What to work on: Copy out every line of the data exactly.
BEGIN Source data
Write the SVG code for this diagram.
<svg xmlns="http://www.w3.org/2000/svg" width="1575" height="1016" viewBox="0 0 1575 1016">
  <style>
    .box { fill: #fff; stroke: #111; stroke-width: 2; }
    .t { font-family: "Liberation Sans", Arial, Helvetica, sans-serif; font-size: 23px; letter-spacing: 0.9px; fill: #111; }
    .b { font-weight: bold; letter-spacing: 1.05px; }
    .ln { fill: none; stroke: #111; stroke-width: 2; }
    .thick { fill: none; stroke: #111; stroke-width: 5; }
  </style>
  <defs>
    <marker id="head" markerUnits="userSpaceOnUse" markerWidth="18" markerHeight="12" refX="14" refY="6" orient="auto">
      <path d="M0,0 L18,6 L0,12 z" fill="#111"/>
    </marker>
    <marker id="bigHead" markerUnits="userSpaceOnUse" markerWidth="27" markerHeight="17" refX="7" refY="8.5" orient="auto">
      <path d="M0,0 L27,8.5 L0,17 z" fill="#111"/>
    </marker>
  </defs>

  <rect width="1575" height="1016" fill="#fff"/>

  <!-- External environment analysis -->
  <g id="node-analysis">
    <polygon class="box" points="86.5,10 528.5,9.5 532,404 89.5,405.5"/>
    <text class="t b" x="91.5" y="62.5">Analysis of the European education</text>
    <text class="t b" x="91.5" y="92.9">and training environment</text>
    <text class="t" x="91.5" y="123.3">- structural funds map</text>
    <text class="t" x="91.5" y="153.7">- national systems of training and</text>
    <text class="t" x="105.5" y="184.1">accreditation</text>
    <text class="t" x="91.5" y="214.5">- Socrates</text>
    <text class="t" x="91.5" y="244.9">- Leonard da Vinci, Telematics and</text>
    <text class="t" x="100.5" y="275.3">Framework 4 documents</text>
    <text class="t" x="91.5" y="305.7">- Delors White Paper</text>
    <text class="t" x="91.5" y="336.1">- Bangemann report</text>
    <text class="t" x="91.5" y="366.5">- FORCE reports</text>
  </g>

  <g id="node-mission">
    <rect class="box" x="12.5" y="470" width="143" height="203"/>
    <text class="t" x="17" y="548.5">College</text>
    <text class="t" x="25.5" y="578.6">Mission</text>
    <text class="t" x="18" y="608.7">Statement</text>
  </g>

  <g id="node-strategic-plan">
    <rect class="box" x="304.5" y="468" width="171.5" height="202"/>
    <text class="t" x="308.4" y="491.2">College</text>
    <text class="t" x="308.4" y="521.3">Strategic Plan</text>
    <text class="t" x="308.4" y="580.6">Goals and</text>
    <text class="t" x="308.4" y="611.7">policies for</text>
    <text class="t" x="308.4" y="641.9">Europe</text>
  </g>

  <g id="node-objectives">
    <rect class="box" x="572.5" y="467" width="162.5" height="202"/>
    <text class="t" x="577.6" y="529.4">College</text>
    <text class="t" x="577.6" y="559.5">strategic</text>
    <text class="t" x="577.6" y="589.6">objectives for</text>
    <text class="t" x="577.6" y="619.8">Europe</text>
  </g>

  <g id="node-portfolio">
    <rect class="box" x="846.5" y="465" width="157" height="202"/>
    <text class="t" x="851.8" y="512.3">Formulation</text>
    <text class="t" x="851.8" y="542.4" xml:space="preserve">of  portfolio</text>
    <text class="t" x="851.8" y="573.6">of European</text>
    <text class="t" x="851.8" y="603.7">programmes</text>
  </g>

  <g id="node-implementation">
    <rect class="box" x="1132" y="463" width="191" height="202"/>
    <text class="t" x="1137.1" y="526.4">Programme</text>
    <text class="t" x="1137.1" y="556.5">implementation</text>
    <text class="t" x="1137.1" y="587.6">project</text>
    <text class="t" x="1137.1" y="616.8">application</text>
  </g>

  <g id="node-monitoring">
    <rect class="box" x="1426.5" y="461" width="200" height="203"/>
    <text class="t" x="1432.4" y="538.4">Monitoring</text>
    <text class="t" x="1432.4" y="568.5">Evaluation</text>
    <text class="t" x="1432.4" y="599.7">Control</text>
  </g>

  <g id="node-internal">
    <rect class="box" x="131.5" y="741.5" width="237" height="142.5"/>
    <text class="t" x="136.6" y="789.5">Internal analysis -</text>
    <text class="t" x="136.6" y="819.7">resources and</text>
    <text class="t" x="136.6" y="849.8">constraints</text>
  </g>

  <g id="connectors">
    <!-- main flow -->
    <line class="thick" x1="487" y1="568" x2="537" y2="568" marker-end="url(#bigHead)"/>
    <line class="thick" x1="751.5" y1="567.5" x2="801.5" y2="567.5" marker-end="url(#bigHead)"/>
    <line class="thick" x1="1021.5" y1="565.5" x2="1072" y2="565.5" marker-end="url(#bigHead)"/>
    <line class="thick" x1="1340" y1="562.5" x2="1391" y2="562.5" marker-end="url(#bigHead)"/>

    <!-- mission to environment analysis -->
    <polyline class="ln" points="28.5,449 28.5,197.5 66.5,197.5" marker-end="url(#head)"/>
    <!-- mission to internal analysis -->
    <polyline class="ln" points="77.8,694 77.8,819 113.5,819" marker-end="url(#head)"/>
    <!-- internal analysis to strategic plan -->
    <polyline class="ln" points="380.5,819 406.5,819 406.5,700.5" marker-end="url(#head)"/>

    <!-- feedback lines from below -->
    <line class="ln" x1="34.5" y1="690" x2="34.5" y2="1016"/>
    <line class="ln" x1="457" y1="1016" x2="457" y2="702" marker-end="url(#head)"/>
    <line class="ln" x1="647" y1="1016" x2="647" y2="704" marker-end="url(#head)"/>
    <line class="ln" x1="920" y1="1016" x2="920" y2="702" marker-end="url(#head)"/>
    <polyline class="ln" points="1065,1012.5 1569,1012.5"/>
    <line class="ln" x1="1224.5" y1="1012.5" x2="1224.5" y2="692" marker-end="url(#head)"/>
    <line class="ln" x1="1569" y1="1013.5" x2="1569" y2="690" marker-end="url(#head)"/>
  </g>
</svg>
END Source data
Output for this task:
Write the SVG code for this diagram.
<svg xmlns="http://www.w3.org/2000/svg" width="1575" height="1016" viewBox="0 0 1575 1016">
  <style>
    .box { fill: #fff; stroke: #111; stroke-width: 2; }
    .t { font-family: "Liberation Sans", Arial, Helvetica, sans-serif; font-size: 23px; letter-spacing: 0.9px; fill: #111; }
    .b { font-weight: bold; letter-spacing: 1.05px; }
    .ln { fill: none; stroke: #111; stroke-width: 2; }
    .thick { fill: none; stroke: #111; stroke-width: 5; }
  </style>
  <defs>
    <marker id="head" markerUnits="userSpaceOnUse" markerWidth="18" markerHeight="12" refX="14" refY="6" orient="auto">
      <path d="M0,0 L18,6 L0,12 z" fill="#111"/>
    </marker>
    <marker id="bigHead" markerUnits="userSpaceOnUse" markerWidth="27" markerHeight="17" refX="7" refY="8.5" orient="auto">
      <path d="M0,0 L27,8.5 L0,17 z" fill="#111"/>
    </marker>
  </defs>

  <rect width="1575" height="1016" fill="#fff"/>

  <!-- External environment analysis -->
  <g id="node-analysis">
    <polygon class="box" points="86.5,10 528.5,9.5 532,404 89.5,405.5"/>
    <text class="t b" x="91.5" y="62.5">Analysis of the European education</text>
    <text class="t b" x="91.5" y="92.9">and training environment</text>
    <text class="t" x="91.5" y="123.3">- structural funds map</text>
    <text class="t" x="91.5" y="153.7">- national systems of training and</text>
    <text class="t" x="105.5" y="184.1">accreditation</text>
    <text class="t" x="91.5" y="214.5">- Socrates</text>
    <text class="t" x="91.5" y="244.9">- Leonard da Vinci, Telematics and</text>
    <text class="t" x="100.5" y="275.3">Framework 4 documents</text>
    <text class="t" x="91.5" y="305.7">- Delors White Paper</text>
    <text class="t" x="91.5" y="336.1">- Bangemann report</text>
    <text class="t" x="91.5" y="366.5">- FORCE reports</text>
  </g>

  <g id="node-mission">
    <rect class="box" x="12.5" y="470" width="143" height="203"/>
    <text class="t" x="17" y="548.5">College</text>
    <text class="t" x="25.5" y="578.6">Mission</text>
    <text class="t" x="18" y="608.7">Statement</text>
  </g>

  <g id="node-strategic-plan">
    <rect class="box" x="304.5" y="468" width="171.5" height="202"/>
    <text class="t" x="308.4" y="491.2">College</text>
    <text class="t" x="308.4" y="521.3">Strategic Plan</text>
    <text class="t" x="308.4" y="580.6">Goals and</text>
    <text class="t" x="308.4" y="611.7">policies for</text>
    <text class="t" x="308.4" y="641.9">Europe</text>
  </g>

  <g id="node-objectives">
    <rect class="box" x="572.5" y="467" width="162.5" height="202"/>
    <text class="t" x="577.6" y="529.4">College</text>
    <text class="t" x="577.6" y="559.5">strategic</text>
    <text class="t" x="577.6" y="589.6">objectives for</text>
    <text class="t" x="577.6" y="619.8">Europe</text>
  </g>

  <g id="node-portfolio">
    <rect class="box" x="846.5" y="465" width="157" height="202"/>
    <text class="t" x="851.8" y="512.3">Formulation</text>
    <text class="t" x="851.8" y="542.4" xml:space="preserve">of  portfolio</text>
    <text class="t" x="851.8" y="573.6">of European</text>
    <text class="t" x="851.8" y="603.7">programmes</text>
  </g>

  <g id="node-implementation">
    <rect class="box" x="1132" y="463" width="191" height="202"/>
    <text class="t" x="1137.1" y="526.4">Programme</text>
    <text class="t" x="1137.1" y="556.5">implementation</text>
    <text class="t" x="1137.1" y="587.6">project</text>
    <text class="t" x="1137.1" y="616.8">application</text>
  </g>

  <g id="node-monitoring">
    <rect class="box" x="1426.5" y="461" width="200" height="203"/>
    <text class="t" x="1432.4" y="538.4">Monitoring</text>
    <text class="t" x="1432.4" y="568.5">Evaluation</text>
    <text class="t" x="1432.4" y="599.7">Control</text>
  </g>

  <g id="node-internal">
    <rect class="box" x="131.5" y="741.5" width="237" height="142.5"/>
    <text class="t" x="136.6" y="789.5">Internal analysis -</text>
    <text class="t" x="136.6" y="819.7">resources and</text>
    <text class="t" x="136.6" y="849.8">constraints</text>
  </g>

  <g id="connectors">
    <!-- main flow -->
    <line class="thick" x1="487" y1="568" x2="537" y2="568" marker-end="url(#bigHead)"/>
    <line class="thick" x1="751.5" y1="567.5" x2="801.5" y2="567.5" marker-end="url(#bigHead)"/>
    <line class="thick" x1="1021.5" y1="565.5" x2="1072" y2="565.5" marker-end="url(#bigHead)"/>
    <line class="thick" x1="1340" y1="562.5" x2="1391" y2="562.5" marker-end="url(#bigHead)"/>

    <!-- mission to environment analysis -->
    <polyline class="ln" points="28.5,449 28.5,197.5 66.5,197.5" marker-end="url(#head)"/>
    <!-- mission to internal analysis -->
    <polyline class="ln" points="77.8,694 77.8,819 113.5,819" marker-end="url(#head)"/>
    <!-- internal analysis to strategic plan -->
    <polyline class="ln" points="380.5,819 406.5,819 406.5,700.5" marker-end="url(#head)"/>

    <!-- feedback lines from below -->
    <line class="ln" x1="34.5" y1="690" x2="34.5" y2="1016"/>
    <line class="ln" x1="457" y1="1016" x2="457" y2="702" marker-end="url(#head)"/>
    <line class="ln" x1="647" y1="1016" x2="647" y2="704" marker-end="url(#head)"/>
    <line class="ln" x1="920" y1="1016" x2="920" y2="702" marker-end="url(#head)"/>
    <polyline class="ln" points="1065,1012.5 1569,1012.5"/>
    <line class="ln" x1="1224.5" y1="1012.5" x2="1224.5" y2="692" marker-end="url(#head)"/>
    <line class="ln" x1="1569" y1="1013.5" x2="1569" y2="690" marker-end="url(#head)"/>
  </g>
</svg>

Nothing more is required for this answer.